[Task to complete] Restrict the output to the lines below starting at the one that contains "Clone this chart in seaborn and matplotlib." and ending at the one that contains "import seaborn as sns", and restate them word for word, both ends included.

[Extracted data]
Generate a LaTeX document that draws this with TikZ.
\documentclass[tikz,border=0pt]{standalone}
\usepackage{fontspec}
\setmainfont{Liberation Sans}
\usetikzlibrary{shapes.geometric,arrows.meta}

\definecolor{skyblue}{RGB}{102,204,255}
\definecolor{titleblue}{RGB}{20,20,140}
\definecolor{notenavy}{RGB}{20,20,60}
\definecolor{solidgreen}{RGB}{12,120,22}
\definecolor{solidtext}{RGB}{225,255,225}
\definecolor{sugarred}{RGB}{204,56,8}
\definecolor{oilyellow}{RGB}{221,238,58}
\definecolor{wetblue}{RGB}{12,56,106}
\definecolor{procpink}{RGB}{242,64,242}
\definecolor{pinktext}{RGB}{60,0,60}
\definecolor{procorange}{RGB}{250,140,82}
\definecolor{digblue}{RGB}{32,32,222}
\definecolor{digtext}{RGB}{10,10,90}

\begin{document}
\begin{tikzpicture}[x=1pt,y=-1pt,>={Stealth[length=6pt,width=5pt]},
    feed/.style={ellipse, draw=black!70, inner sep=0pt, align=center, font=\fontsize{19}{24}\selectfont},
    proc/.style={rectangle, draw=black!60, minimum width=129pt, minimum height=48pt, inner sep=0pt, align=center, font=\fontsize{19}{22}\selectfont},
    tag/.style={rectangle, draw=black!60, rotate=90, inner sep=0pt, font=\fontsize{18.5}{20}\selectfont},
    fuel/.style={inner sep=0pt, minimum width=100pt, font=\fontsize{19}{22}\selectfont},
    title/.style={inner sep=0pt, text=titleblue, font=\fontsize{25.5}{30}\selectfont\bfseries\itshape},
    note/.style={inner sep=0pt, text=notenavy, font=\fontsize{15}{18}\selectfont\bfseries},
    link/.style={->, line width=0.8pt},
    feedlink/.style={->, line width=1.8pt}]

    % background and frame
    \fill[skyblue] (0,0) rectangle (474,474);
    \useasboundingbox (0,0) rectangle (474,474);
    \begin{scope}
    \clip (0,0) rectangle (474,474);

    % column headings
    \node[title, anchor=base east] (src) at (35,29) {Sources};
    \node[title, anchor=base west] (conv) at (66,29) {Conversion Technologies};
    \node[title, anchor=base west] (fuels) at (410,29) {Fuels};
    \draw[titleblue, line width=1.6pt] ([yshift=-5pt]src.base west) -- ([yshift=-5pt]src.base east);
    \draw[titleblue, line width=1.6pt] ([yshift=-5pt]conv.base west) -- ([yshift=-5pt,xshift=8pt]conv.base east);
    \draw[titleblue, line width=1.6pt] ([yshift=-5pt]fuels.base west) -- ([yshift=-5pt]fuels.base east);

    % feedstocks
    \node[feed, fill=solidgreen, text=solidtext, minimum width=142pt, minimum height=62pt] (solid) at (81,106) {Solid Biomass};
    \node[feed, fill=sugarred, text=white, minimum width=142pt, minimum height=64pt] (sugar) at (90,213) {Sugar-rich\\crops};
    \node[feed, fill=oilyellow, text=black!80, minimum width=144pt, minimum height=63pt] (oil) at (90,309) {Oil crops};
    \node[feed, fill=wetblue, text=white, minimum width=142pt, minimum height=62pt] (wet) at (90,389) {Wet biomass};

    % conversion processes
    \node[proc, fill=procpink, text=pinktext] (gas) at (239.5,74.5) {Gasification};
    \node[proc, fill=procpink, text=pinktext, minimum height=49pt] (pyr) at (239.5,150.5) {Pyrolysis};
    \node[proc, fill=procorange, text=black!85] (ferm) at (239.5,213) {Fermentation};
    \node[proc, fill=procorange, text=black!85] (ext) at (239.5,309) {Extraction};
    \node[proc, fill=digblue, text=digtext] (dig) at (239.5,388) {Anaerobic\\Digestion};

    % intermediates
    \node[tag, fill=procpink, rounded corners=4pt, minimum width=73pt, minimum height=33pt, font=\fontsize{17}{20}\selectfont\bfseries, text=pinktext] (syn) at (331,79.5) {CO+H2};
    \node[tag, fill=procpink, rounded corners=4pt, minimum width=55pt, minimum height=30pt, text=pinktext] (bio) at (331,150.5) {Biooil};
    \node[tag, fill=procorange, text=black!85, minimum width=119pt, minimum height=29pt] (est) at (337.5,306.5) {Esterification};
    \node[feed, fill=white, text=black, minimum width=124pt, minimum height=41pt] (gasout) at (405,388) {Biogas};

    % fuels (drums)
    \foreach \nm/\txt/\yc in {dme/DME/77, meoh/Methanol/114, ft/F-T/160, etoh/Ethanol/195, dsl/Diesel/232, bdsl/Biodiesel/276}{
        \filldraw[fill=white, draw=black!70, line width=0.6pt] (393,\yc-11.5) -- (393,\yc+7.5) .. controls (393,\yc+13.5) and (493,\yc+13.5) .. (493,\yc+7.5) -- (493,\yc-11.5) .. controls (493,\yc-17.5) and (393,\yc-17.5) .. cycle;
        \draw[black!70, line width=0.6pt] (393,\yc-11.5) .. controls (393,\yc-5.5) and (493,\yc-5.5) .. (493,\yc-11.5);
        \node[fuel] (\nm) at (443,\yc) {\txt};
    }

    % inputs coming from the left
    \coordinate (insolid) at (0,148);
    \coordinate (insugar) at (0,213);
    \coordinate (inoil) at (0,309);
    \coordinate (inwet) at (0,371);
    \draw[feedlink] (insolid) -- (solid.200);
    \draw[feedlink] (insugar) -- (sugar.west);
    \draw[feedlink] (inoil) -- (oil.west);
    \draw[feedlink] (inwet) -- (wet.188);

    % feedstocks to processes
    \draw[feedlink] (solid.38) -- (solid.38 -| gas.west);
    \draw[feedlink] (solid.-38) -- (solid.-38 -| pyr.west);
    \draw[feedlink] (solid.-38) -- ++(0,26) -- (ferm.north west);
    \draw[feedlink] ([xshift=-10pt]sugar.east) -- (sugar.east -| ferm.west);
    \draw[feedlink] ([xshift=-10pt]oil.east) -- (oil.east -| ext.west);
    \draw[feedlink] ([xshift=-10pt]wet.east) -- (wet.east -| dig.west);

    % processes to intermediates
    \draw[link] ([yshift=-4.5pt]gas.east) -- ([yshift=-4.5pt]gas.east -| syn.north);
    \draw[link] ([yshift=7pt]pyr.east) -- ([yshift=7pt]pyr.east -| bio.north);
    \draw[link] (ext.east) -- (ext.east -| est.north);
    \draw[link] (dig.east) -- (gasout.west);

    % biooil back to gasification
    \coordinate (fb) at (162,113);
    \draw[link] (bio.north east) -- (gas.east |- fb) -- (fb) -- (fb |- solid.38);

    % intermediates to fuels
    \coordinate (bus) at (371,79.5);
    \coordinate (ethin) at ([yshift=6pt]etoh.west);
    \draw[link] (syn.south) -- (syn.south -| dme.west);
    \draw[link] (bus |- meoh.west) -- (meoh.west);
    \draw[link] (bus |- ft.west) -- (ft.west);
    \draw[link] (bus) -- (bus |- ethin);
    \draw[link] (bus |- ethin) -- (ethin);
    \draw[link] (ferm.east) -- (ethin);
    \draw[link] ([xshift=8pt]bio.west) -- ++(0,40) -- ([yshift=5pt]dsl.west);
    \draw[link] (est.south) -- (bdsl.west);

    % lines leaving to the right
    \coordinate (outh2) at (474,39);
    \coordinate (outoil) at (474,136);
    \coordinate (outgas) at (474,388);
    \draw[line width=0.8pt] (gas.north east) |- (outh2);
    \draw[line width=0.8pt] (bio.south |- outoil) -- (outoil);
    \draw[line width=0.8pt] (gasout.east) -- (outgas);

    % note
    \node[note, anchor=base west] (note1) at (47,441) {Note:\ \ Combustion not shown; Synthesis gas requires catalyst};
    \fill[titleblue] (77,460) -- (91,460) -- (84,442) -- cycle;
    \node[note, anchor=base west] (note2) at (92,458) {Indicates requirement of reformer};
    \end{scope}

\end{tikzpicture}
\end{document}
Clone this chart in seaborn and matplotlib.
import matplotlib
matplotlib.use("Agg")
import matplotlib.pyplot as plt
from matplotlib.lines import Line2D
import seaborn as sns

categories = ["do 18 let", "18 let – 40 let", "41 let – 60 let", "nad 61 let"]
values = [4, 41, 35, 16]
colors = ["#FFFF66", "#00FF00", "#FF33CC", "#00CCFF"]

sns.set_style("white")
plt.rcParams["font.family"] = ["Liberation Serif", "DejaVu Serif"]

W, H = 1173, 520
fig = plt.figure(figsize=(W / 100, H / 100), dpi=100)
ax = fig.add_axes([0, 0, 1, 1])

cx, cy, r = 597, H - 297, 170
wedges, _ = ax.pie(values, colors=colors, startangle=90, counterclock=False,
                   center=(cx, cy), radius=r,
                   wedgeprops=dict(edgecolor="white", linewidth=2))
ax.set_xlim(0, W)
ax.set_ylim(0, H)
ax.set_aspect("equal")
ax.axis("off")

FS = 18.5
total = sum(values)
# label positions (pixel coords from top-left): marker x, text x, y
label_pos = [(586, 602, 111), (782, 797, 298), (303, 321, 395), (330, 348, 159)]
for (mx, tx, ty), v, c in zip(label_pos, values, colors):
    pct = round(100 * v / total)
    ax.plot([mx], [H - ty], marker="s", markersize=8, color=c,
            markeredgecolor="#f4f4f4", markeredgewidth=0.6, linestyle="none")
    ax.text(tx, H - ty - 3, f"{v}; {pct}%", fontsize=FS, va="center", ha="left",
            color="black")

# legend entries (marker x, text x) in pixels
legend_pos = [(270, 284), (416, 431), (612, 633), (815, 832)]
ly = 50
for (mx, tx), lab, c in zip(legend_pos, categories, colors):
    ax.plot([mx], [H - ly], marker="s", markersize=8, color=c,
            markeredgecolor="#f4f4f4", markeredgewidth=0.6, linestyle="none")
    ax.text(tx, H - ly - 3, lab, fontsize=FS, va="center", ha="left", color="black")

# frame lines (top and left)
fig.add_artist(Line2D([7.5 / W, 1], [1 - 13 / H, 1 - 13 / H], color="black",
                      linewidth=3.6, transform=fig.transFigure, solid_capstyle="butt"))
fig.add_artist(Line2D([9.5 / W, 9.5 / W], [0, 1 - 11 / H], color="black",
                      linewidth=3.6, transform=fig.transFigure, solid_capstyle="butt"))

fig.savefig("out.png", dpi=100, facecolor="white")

--

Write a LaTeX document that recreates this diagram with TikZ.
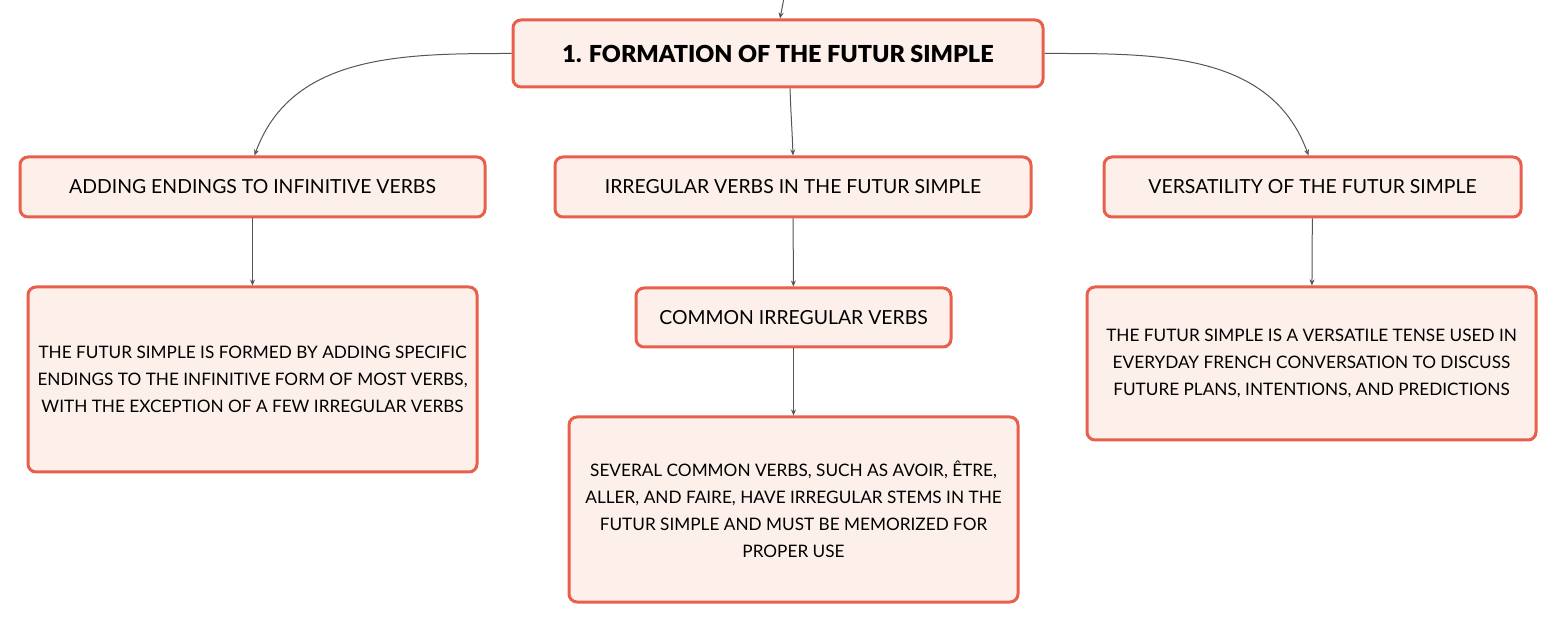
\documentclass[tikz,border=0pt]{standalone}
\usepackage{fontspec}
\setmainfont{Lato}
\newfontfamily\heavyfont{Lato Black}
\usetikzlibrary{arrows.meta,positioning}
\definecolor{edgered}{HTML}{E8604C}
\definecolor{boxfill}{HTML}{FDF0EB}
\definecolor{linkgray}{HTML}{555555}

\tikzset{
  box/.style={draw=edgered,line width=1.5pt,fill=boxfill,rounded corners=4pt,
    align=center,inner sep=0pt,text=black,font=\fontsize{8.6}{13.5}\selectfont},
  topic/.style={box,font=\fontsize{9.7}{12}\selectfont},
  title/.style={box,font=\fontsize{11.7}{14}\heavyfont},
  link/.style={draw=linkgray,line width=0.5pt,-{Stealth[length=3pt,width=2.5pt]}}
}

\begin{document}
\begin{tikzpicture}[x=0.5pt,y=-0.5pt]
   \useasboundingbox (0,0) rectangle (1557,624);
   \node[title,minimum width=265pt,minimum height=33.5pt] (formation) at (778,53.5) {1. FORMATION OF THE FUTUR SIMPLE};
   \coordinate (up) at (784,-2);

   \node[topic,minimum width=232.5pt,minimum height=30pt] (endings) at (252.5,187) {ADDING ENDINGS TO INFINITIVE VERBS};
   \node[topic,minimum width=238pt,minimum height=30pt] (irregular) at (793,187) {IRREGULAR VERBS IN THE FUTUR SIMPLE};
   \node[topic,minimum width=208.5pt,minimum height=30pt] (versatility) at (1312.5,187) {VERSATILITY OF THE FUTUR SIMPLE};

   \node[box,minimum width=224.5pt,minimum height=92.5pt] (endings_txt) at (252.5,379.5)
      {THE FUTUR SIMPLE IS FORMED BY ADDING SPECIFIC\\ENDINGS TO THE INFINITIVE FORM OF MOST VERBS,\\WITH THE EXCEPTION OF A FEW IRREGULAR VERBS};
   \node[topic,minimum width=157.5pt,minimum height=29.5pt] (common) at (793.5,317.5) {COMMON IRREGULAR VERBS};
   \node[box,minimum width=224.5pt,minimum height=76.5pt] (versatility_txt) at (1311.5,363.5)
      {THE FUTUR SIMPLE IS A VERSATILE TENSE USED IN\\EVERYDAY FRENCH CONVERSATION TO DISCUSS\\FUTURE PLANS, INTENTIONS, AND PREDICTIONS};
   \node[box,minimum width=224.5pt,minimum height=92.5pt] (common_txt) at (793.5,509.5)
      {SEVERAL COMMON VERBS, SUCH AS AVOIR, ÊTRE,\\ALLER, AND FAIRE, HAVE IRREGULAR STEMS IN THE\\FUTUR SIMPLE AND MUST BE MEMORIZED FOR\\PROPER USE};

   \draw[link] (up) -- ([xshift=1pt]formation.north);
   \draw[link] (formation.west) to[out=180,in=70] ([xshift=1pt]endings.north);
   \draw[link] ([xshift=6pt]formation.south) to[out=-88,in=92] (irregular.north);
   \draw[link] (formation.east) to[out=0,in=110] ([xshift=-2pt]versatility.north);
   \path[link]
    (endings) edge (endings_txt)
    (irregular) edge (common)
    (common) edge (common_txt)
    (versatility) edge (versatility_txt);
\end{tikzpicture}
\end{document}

[Written response]
Clone this chart in seaborn and matplotlib.
import matplotlib
matplotlib.use("Agg")
import matplotlib.pyplot as plt
from matplotlib.lines import Line2D
import seaborn as sns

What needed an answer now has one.